Pollination is as important
for pears as for apples. Though several will be
in bloom at the same time, they are unable to
fertilise each other. The fertile Conference is
unable to pollinate Beurré d’Amanlis;
neither will Seckle fertilise Louise Bonne. They
need another pollinator such as Marguerite Marillat
Certain pears are self-fertile, setting fruit
with their own pollen, but they will set heavier
crops with another in bloom at the same time.
These pears bloom early and one or two should
be planted together: Beurré Superfin, Conference,
Durondeau, Louise Bonne, and Marguerite Marillat.

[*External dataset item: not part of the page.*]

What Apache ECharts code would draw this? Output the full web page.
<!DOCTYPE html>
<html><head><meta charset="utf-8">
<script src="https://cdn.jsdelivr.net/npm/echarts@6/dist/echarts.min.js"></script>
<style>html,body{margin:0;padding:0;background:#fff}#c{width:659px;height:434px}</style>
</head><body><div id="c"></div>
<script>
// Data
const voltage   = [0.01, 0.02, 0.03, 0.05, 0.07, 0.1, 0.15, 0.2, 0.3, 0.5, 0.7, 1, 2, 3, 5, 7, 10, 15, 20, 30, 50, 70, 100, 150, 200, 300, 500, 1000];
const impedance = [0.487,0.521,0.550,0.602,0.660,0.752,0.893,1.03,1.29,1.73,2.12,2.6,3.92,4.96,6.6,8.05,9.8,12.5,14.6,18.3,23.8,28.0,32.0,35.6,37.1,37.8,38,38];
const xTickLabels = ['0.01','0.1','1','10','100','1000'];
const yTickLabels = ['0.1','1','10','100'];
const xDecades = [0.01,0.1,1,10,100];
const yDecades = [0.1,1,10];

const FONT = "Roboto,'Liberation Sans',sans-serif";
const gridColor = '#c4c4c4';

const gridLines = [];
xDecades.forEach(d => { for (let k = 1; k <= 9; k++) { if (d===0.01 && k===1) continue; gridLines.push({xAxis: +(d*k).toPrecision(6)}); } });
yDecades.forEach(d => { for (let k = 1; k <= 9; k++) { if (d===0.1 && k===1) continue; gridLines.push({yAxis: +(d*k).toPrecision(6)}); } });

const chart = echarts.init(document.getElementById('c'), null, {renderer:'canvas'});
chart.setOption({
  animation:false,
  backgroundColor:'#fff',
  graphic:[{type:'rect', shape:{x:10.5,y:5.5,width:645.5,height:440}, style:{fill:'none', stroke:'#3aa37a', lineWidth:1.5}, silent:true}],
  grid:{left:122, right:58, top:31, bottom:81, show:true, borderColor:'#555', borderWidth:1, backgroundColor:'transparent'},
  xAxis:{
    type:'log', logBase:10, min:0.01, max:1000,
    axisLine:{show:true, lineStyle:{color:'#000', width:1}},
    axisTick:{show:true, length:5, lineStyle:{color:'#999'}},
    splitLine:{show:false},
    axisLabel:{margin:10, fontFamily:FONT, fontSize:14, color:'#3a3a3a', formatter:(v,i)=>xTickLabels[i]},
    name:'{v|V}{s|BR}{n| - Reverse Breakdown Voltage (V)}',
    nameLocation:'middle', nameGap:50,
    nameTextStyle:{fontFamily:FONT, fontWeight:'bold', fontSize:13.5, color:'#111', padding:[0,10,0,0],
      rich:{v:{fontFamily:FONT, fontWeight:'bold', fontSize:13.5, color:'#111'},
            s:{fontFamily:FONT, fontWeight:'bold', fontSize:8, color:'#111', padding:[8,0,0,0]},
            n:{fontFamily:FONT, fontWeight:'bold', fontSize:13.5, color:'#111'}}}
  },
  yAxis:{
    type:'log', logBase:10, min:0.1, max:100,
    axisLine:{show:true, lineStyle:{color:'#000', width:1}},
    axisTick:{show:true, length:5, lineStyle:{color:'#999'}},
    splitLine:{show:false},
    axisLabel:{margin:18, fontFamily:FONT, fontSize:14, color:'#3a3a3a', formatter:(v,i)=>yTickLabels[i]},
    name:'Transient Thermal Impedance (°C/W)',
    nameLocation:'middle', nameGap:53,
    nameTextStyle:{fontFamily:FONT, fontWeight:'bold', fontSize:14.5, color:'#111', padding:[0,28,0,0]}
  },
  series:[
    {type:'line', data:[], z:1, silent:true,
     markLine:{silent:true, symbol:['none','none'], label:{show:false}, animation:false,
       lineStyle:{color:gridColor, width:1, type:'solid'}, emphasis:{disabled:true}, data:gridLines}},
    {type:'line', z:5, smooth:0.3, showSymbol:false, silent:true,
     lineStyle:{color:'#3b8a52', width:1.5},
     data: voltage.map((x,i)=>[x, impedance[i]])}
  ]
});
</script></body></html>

These bloom in mid-season: Beurré Bedford,
Glou Morceau, Merton Pride, Packham’s Triumph,
William’s Bon Chrétien (Bartlett),
Roosevelt. These bloom late: Doyenne du Comice,
Dr Jules Guyot, Fertility, Gorham, Winter Nelis.
Early and mid-season varieties, and mid-season
and late pears may be planted together, for their
flowering times will overlap. Thus Conference
and William’s (Bartlett) will fertilise
each other. The hardiest pears are Beurré
Hardy, Jargonelle and Durondeau, which will crop
quite well up to 300m (1000ft) above sea level.
Conference, Dr Guyot and William’s are almost
as easy and are the four best pears for any garden.